What follows comes from the opening three paragraphs of Heretics (Ignatius, GKC Collected Works Vol 1, 1986).
Nothing more strangely indicates an enormous and silent evil of modern society than the extraordinary use which is made nowadays of the word “orthodox”. In former days the heretic was proud of not being a heretic. It was the kingdoms of the world and the police and the judges who were the heretics. He was orthodox. He had no pride in having rebelled against them; they had rebelled against him. The armies with their cruel security, the kings with their cold faces, the decorous process of the State, the reasonable process of law – all these like sheep had one astray. The man was proud of being orthodox, was proud of being right. If he stood alone in a howling wilderness he was more than a man; he was a church.
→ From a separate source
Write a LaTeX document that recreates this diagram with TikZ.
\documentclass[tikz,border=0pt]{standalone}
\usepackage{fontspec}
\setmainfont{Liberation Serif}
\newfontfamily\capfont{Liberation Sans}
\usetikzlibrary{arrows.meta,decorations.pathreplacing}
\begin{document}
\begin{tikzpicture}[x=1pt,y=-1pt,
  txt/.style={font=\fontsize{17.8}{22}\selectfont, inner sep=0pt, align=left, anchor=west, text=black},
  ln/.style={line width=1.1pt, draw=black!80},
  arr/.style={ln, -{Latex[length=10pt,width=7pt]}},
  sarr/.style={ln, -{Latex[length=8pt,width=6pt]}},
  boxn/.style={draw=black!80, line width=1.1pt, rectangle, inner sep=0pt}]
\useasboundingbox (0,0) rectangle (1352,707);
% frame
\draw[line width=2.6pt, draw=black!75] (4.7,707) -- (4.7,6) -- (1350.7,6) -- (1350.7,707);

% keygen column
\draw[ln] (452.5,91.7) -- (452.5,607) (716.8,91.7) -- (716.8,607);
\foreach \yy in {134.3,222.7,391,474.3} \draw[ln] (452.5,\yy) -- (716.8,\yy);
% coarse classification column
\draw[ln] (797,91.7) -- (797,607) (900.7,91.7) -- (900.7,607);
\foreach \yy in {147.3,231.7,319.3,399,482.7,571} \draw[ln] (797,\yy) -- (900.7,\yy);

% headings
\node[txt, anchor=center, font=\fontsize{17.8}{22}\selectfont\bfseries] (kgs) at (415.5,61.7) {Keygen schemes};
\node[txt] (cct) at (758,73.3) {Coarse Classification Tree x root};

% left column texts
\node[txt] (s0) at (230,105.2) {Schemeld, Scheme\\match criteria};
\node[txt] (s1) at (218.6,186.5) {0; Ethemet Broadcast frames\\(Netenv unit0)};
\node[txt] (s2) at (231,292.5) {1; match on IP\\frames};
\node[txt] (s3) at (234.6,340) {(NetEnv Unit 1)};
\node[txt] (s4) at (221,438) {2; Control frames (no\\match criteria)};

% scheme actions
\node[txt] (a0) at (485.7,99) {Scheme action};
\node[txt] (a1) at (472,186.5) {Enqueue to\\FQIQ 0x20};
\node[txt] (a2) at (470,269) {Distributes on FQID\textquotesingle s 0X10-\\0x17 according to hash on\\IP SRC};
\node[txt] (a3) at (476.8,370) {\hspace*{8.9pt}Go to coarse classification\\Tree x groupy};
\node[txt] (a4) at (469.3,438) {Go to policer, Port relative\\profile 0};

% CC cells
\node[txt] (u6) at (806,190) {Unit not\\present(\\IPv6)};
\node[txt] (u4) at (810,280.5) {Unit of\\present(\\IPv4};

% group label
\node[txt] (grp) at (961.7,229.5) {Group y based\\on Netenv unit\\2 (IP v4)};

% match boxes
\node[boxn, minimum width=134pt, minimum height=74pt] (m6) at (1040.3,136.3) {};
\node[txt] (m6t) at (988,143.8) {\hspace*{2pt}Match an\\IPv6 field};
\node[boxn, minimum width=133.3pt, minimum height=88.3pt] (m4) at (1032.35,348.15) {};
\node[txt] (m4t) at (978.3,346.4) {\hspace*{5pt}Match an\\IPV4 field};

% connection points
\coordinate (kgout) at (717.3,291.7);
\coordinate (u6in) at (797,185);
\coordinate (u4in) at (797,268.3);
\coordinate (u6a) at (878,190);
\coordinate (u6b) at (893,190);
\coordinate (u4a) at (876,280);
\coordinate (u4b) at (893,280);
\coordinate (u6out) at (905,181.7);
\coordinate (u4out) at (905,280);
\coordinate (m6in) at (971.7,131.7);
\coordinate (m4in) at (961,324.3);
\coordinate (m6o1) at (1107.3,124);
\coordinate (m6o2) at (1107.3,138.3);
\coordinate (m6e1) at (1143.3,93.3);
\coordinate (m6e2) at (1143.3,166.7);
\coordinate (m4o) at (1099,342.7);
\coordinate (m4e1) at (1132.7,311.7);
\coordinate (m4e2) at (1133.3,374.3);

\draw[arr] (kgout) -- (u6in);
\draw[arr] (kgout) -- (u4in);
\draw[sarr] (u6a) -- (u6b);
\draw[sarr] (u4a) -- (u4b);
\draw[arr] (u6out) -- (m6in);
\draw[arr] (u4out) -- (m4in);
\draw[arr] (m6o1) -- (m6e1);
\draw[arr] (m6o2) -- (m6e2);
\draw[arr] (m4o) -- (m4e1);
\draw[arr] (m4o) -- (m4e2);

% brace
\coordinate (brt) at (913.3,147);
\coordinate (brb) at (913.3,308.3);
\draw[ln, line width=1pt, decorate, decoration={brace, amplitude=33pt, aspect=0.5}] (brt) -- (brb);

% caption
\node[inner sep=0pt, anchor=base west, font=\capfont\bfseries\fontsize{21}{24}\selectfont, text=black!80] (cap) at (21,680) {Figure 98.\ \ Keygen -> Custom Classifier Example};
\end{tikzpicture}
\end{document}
He was the centre of the universe; it was round him that the stars swung. All the tortures torn out of forgotten hells could not make him admit that he was heretical. But a few modern phrases have made him boast of it. He says, with a conscious laugh, “I suppose I am very heretical,” and looks round for applause. The word “heresy” not only means no longer being wrong; it practically means being clear-headed and courageous. The word “orthodoxy” not only no longer means being right; it practically means being wrong. All this can mean one thing, and one thing only. It means that people care less for whether they are philosophically right. For obviously a man ought to confess himself crazy before he confess himself heretical. The Bohemian, with a red tie, ought to pique himself on his orthodoxy. The dynamiter, laying a bomb, ought to feel that, whatever else he is, at least he is orthodox.
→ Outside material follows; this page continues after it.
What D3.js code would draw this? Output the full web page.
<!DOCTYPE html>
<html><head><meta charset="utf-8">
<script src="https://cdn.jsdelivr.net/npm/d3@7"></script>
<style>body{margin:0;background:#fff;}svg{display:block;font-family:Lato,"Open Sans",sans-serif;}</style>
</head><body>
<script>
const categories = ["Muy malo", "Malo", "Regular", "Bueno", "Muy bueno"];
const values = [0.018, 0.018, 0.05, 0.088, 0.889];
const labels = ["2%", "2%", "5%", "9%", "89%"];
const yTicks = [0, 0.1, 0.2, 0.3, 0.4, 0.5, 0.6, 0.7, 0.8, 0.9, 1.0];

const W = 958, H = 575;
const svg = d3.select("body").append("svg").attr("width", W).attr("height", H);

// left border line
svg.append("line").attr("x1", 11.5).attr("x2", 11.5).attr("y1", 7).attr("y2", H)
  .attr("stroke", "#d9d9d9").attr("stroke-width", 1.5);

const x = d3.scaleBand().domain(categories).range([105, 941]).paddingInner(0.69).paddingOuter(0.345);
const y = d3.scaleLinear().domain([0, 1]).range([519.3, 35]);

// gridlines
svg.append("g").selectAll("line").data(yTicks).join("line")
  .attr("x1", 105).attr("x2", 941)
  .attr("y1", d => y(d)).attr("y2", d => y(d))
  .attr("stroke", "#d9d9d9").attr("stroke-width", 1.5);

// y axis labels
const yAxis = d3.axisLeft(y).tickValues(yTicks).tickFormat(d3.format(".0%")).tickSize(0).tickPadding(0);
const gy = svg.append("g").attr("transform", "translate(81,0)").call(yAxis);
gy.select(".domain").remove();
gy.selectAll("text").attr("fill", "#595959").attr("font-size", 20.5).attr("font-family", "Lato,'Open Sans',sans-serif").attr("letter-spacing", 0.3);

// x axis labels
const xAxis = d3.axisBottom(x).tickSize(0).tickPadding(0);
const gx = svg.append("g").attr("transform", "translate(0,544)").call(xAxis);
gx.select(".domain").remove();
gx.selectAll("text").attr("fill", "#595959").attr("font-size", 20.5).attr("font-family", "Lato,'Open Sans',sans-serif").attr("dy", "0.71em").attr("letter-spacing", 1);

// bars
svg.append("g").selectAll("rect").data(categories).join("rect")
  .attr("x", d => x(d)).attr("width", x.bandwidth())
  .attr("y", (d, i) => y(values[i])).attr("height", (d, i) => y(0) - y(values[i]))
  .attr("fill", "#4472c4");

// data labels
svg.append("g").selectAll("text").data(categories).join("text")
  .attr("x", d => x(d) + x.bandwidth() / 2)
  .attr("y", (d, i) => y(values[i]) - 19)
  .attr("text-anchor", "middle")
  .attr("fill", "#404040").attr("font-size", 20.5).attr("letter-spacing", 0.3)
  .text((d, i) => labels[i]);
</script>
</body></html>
It is foolish, generally speaking, for a philosopher to set fire to another philosopher in Smithfield Market because they do not agree in their theory of the universe. That was done very frequently in the last decadence of the Middle Ages, and it failed all together in its object. But there is one thing that is infinitely more absurd and unpractical than burning a man for his philosophy. That is the habit of saying that his philosophy does not matter, and this is done universally in the twentieth century, in the decadence of the the great revolutionary period. General theories are everywhere contemned; the doctrine of the Rights of Man is dismissed with the doctrine of the Fall of Man. Atheism itself is too theological for us to-day. Revolution itself is too much of a system; liberty itself is too much of a restraint. We will have no generalizations…
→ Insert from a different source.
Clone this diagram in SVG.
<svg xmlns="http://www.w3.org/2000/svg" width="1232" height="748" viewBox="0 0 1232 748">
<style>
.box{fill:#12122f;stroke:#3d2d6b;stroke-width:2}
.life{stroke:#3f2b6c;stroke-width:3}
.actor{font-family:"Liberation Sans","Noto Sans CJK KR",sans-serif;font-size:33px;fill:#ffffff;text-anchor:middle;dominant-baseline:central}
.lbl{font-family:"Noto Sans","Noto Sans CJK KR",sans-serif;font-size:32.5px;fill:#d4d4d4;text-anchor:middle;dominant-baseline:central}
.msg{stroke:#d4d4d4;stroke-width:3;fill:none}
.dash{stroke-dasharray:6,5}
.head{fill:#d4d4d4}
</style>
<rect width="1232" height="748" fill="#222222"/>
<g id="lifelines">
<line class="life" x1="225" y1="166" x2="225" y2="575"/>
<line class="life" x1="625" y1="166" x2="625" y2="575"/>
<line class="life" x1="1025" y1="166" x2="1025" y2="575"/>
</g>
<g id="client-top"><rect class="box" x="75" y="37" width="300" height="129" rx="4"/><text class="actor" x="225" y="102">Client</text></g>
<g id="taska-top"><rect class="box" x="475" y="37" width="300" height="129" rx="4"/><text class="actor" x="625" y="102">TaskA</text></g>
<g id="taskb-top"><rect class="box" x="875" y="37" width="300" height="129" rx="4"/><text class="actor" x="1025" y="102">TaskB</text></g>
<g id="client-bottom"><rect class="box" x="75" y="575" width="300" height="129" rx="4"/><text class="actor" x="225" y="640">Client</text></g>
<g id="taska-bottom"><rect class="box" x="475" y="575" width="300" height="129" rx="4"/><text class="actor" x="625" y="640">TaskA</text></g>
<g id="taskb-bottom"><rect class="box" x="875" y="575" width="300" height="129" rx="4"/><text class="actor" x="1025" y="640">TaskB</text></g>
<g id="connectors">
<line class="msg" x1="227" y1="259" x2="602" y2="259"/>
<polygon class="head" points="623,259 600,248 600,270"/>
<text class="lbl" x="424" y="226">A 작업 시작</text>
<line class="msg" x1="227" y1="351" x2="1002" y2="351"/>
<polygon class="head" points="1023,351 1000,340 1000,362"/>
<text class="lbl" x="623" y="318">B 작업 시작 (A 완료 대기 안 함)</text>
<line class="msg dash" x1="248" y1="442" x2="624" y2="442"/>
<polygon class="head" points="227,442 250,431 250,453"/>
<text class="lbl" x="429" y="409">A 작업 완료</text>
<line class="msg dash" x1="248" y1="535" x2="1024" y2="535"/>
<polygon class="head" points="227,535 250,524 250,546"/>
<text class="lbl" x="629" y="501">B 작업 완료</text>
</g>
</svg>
Examples are scarcely needed of this total levity on the subject of cosmic philosophy. Examples are scarcely needed to show that, whatever else we think of as affecting practical affairs, we do not think that it matters whether a man is a pessimist or an optimist, a Cartesian or Hegelian, a materialist or a spiritualist. Let me, however, take a random instance. At any innocent tea-table we may easily hear a man say, “Life is not worth living.” We regard it as we regard the statement that it is a fine day; nobody thinks that it can possibly have any serious effect on the man or on the world. And yet if that utterance were really believed, the world would stand on its head. Murderers would be given medals for saving men from life; fireman would be denounced for keeping men from death; poisons would be used as medicines; doctors would be called in when people were well; the Royal Humane Society would be rooted out like a horde of assassins. Yet we never speculate as to whether the conversational pessimist will strengthen or disorganize society; for we are convinced that theories do not matter.